# Paver Patio Prep, base amounts



## bartic (May 11, 2008)

Hey,
Last year i had a contractor in to lay a paver walkway in my front yard, well he walked so i finished it myself. Recently i have decided to make a paver patio in my backyard. The problem is that i don't know how much screening to order as the contractor did it last time. The area is a little under 200 sq feet. I was going to excavate 9 inches for 5inches of screening 1 of bedding sand then the pavers. So how much screening should i order? Is a 5 inch depth too much?

Thx in advance


----------



## KUIPORNG (Jan 11, 2006)

*5" sub-base is a bit high but no harm...*

I think you are talking about sub-base... 4" is the depth being specified everywere in books/internet.... but I bet many contractor don't do that much to save digging and sub-base gravels...

if you dig 5" it is more than enough as long as you have room for your digged out soil and if digging 5" is not that difficult in your site...

experience told me these:

1. if your site has good soil, then no problem in whatevery depth you want... but if your site has little good soil.... then clay underneath for example... digging out a deep depth becomes difficult if not inpractical and then you would like to go for the minium requirement which is 4".
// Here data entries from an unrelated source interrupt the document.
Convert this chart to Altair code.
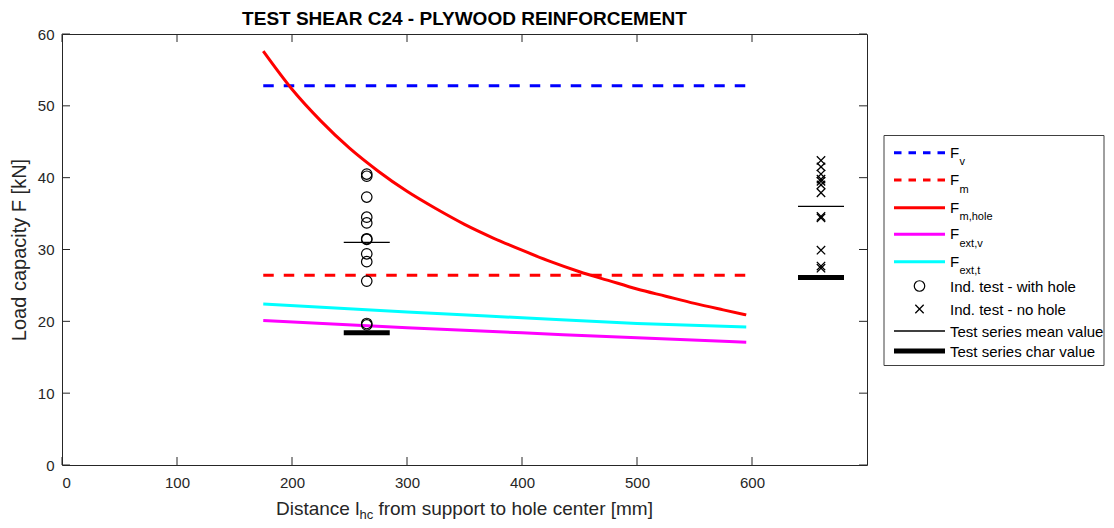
import altair as alt
import pandas as pd

# ---------------- data ----------------
x_range = [175, 595]
F_v = 52.8
F_m = 26.4
x_curve = [175, 200, 225, 250, 275, 300, 325, 350, 375, 400, 425, 450, 475, 500, 525, 550, 575, 595]
F_m_hole = [57.6, 52.3, 47.9, 44.1, 40.9, 38.1, 35.7, 33.5, 31.6, 29.9, 28.3, 26.9, 25.7, 24.5, 23.5, 22.5, 21.6, 20.9]
x_ext = [175, 300, 400, 500, 595]
F_ext_v = [20.1, 19.1, 18.4, 17.7, 17.1]
F_ext_t = [22.4, 21.3, 20.5, 19.7, 19.2]
x_hole = 265
tests_hole = [40.5, 40.2, 37.3, 34.5, 33.7, 31.5, 31.4, 29.4, 28.3, 25.6, 19.7, 19.5]
mean_hole = 31.0
char_hole = 18.4
x_nohole = 660
tests_nohole = [42.4, 41.5, 40.5, 39.8, 39.5, 39.0, 37.9, 34.6, 34.4, 29.9, 27.7, 27.4]
mean_nohole = 36.0
char_nohole = 26.1
half_width = 20
x_ticks = [0, 100, 200, 300, 400, 500, 600]
y_ticks = [0, 10, 20, 30, 40, 50, 60]
title_text = "TEST SHEAR C24 - PLYWOOD REINFORCEMENT"

# ---------------- layout / style ----------------
FONT = "Liberation Sans"
AX = "#262626"
W, H = 805, 431
OX, OY = 62, 34
xs = alt.Scale(domain=[0, 700], nice=False, zero=False)
ys = alt.Scale(domain=[0, 60], nice=False, zero=False)

AXX = alt.Axis(values=x_ticks, ticks=False, domain=False, grid=False,
               labelFont=FONT, labelFontSize=15, labelColor=AX, labelPadding=10, title=None)
AXY = alt.Axis(values=y_ticks, ticks=False, domain=False, grid=False,
               labelFont=FONT, labelFontSize=15, labelColor=AX, labelPadding=8,
               title="Load capacity F [kN]", titleFont=FONT, titleFontSize=20,
               titleFontWeight="normal", titleColor=AX, titlePadding=8)


def X(f):
    return alt.X(f, scale=xs, axis=AXX)


def Y(f):
    return alt.Y(f, scale=ys, axis=AXY)


layers = []

# inward ticks (bottom/top, left/right)
xt = pd.DataFrame({"v": x_ticks})
yt = pd.DataFrame({"v": y_ticks})
layers.append(alt.Chart(xt).mark_rule(color=AX, strokeWidth=1).encode(
    x=X("v:Q"), y=alt.value(H), y2=alt.value(H - 8)))
layers.append(alt.Chart(xt).mark_rule(color=AX, strokeWidth=1).encode(
    x=X("v:Q"), y=alt.value(0), y2=alt.value(8)))
layers.append(alt.Chart(yt).mark_rule(color=AX, strokeWidth=1).encode(
    y=Y("v:Q"), x=alt.value(0), x2=alt.value(8)))
layers.append(alt.Chart(yt).mark_rule(color=AX, strokeWidth=1).encode(
    y=Y("v:Q"), x=alt.value(W), x2=alt.value(W - 8)))

# model lines
dash = [10.5, 10]
df_v = pd.DataFrame({"x": x_range, "y": [F_v, F_v]})
df_m = pd.DataFrame({"x": x_range, "y": [F_m, F_m]})
df_mh = pd.DataFrame({"x": x_curve, "y": F_m_hole})
df_ev = pd.DataFrame({"x": x_ext, "y": F_ext_v})
df_et = pd.DataFrame({"x": x_ext, "y": F_ext_t})
layers.append(alt.Chart(df_v).mark_line(color="#0000FF", strokeWidth=3, strokeDash=dash).encode(x=X("x:Q"), y=Y("y:Q")))
layers.append(alt.Chart(df_m).mark_line(color="#FF0000", strokeWidth=3, strokeDash=dash).encode(x=X("x:Q"), y=Y("y:Q")))
layers.append(alt.Chart(df_mh).mark_line(color="#FF0000", strokeWidth=3, interpolate="monotone").encode(x=X("x:Q"), y=Y("y:Q")))
layers.append(alt.Chart(df_ev).mark_line(color="#FF00FF", strokeWidth=3, interpolate="monotone").encode(x=X("x:Q"), y=Y("y:Q")))
layers.append(alt.Chart(df_et).mark_line(color="#00FFFF", strokeWidth=3, interpolate="monotone").encode(x=X("x:Q"), y=Y("y:Q")))

# test results
CROSS = "M-1,-1L1,1M-1,1L1,-1"
df_h = pd.DataFrame({"x": [x_hole] * len(tests_hole), "y": tests_hole})
df_n = pd.DataFrame({"x": [x_nohole] * len(tests_nohole), "y": tests_nohole})
layers.append(alt.Chart(df_h).mark_point(shape="circle", size=110, filled=False, color="black",
                                         strokeWidth=1.2, opacity=1).encode(x=X("x:Q"), y=Y("y:Q")))
layers.append(alt.Chart(df_n).mark_point(shape=CROSS, size=70, filled=False, color="black",
                                         strokeWidth=1.3, opacity=1).encode(x=X("x:Q"), y=Y("y:Q")))
df_mean = pd.DataFrame({"x1": [x_hole - half_width, x_nohole - half_width],
                        "x2": [x_hole + half_width, x_nohole + half_width],
                        "y": [mean_hole, mean_nohole]})
df_char = pd.DataFrame({"x1": [x_hole - half_width, x_nohole - half_width],
                        "x2": [x_hole + half_width, x_nohole + half_width],
                        "y": [char_hole, char_nohole]})
layers.append(alt.Chart(df_mean).mark_rule(color="black", strokeWidth=1.3).encode(
    x=X("x1:Q"), x2="x2:Q", y=Y("y:Q")))
layers.append(alt.Chart(df_char).mark_rule(color="black", strokeWidth=5).encode(
    x=X("x1:Q"), x2="x2:Q", y=Y("y:Q")))


# ---------------- text helpers ----------------
def txt(t, x, y, size, baseline="middle", align="left", color="black", weight="normal"):
    return alt.Chart(pd.DataFrame({"t": [t]})).mark_text(
        align=align, baseline=baseline, fontSize=size, font=FONT, color=color,
        fontWeight=weight).encode(text="t:N", x=alt.value(x), y=alt.value(y))


# chart title
layers.append(txt(title_text, W / 2, -9, 19, baseline="alphabetic", align="center", weight="bold"))

# x-axis title with subscript
xt0 = 214
layers.append(txt("Distance l", xt0, 481, 19, baseline="alphabetic", color=AX))
layers.append(txt("hc", xt0 + 83.4, 484.5, 13, baseline="alphabetic", color=AX))
layers.append(txt("from support to hole center [mm]", xt0 + 83.4 + 13.7 + 5.3, 481, 19,
                  baseline="alphabetic", color=AX))

# ---------------- legend ----------------
lx0, lx1 = 884 - OX, 1104 - OX
ly0, ly1 = 135.5 - OY, 365.5 - OY
df_box = pd.DataFrame({"a": [0]})
layers.append(alt.Chart(df_box).mark_rect(fill="white", stroke="#404040", strokeWidth=1).encode(
    x=alt.value(lx0), x2=alt.value(lx1), y=alt.value(ly0), y2=alt.value(ly1)))

rows = [152.7 - OY, 180 - OY, 207.7 - OY, 234.3 - OY, 261.7 - OY, 286 - OY, 309 - OY, 331 - OY, 351 - OY]
sx0, sx1 = 894 - OX, 945 - OX
tx = 950 - OX
subx = tx + 9.5


def leg_rule(y, color, width, dsh=None):
    kw = dict(color=color, strokeWidth=width)
    if dsh:
        kw["strokeDash"] = dsh
    return alt.Chart(df_box).mark_rule(**kw).encode(x=alt.value(sx0), x2=alt.value(sx1), y=alt.value(y))


leg_entries = [
    ("#0000FF", True, "v"),
    ("#FF0000", True, "m"),
    ("#FF0000", False, "m,hole"),
    ("#FF00FF", False, "ext,v"),
    ("#00FFFF", False, "ext,t"),
]
for i, (c, d, sub) in enumerate(leg_entries):
    layers.append(leg_rule(rows[i], c, 3, [7.5, 7] if d else None))
    layers.append(txt("F", tx, rows[i] + 5, 15, baseline="alphabetic"))
    layers.append(txt(sub, subx, rows[i] + 12.5, 11, baseline="alphabetic"))

cx = (sx0 + sx1) / 2
layers.append(alt.Chart(df_box).mark_point(shape="circle", size=110, filled=False, color="black",
                                           strokeWidth=1.2, opacity=1).encode(x=alt.value(cx), y=alt.value(rows[5])))
layers.append(txt("Ind. test - with hole", tx, rows[5] + 1, 15))
layers.append(alt.Chart(df_box).mark_point(shape=CROSS, size=70, filled=False, color="black",
                                           strokeWidth=1.3, opacity=1).encode(x=alt.value(cx), y=alt.value(rows[6])))
layers.append(txt("Ind. test - no hole", tx, rows[6] + 1, 15))
layers.append(leg_rule(rows[7], "black", 1.3))
layers.append(txt("Test series mean value", tx, rows[7] + 1, 15))
layers.append(leg_rule(rows[8], "black", 5))
layers.append(txt("Test series char value", tx, rows[8] + 1, 15))

chart = alt.layer(*layers).properties(
    width=W, height=H,
    padding={"left": OX - 8, "top": OY - 8, "right": 1098 - (OX - 8) - W, "bottom": 512 - (OY - 8) - H},
    autosize=alt.AutoSizeParams(type="none"),
    background="white",
).configure_view(stroke=AX, strokeWidth=1)

chart.save("out.html", embed_options={"renderer": "svg", "actions": False})
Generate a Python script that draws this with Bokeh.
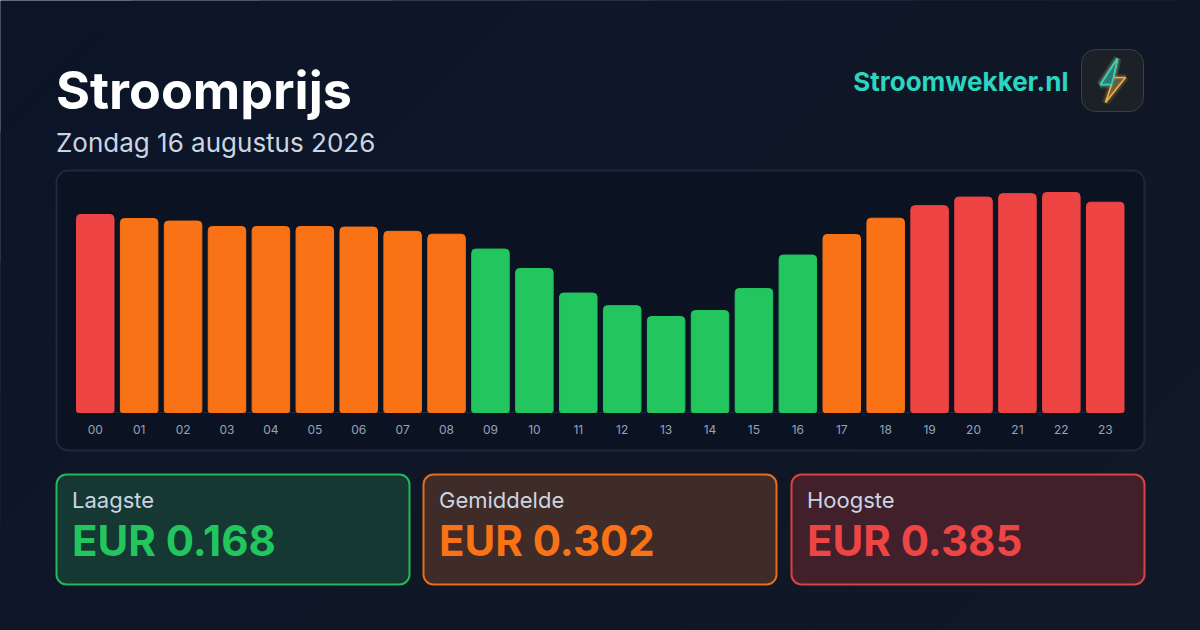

2. sometimes you can take the chance to change the grade a little bit so rather than dig 5" or 4" the same everywhere to retain your original grade. You may want to dig more or less here or there to obtain a better final surface... for example has grade change not as sharp here but sharper there.... it all depends on your site siutation... but if you have a simple quite levelled 200 sq. ft... then no need to worry about this...


I am doing my 600 sq. ft now and is kind of 2/3 finished in the digging stage and above is what I observed...

I also design a DIYer's digging method.... I am sure pro don't do that... but I find this method is very good for DIYers: set up lines in North/South direction if the padio door is run East/West direction say... then use a paper clip to attach a string and nail. then hang the paper clip along the line and move around to get the depth to dig.... get the idea...?


----------



## 47_47 (Sep 11, 2007)

5 ton


----------



## sammyjk1 (Feb 13, 2008)

if you have 200 sq.ft. and want 5" of base use this formula. divide 5 by 12 = .4166 then multiply that by 200 sq. ft. = 83.33 cubic feet of base.


----------



## 47_47 (Sep 11, 2007)

83.33/27*1.5=4.6 or 5 tons :yes:


----------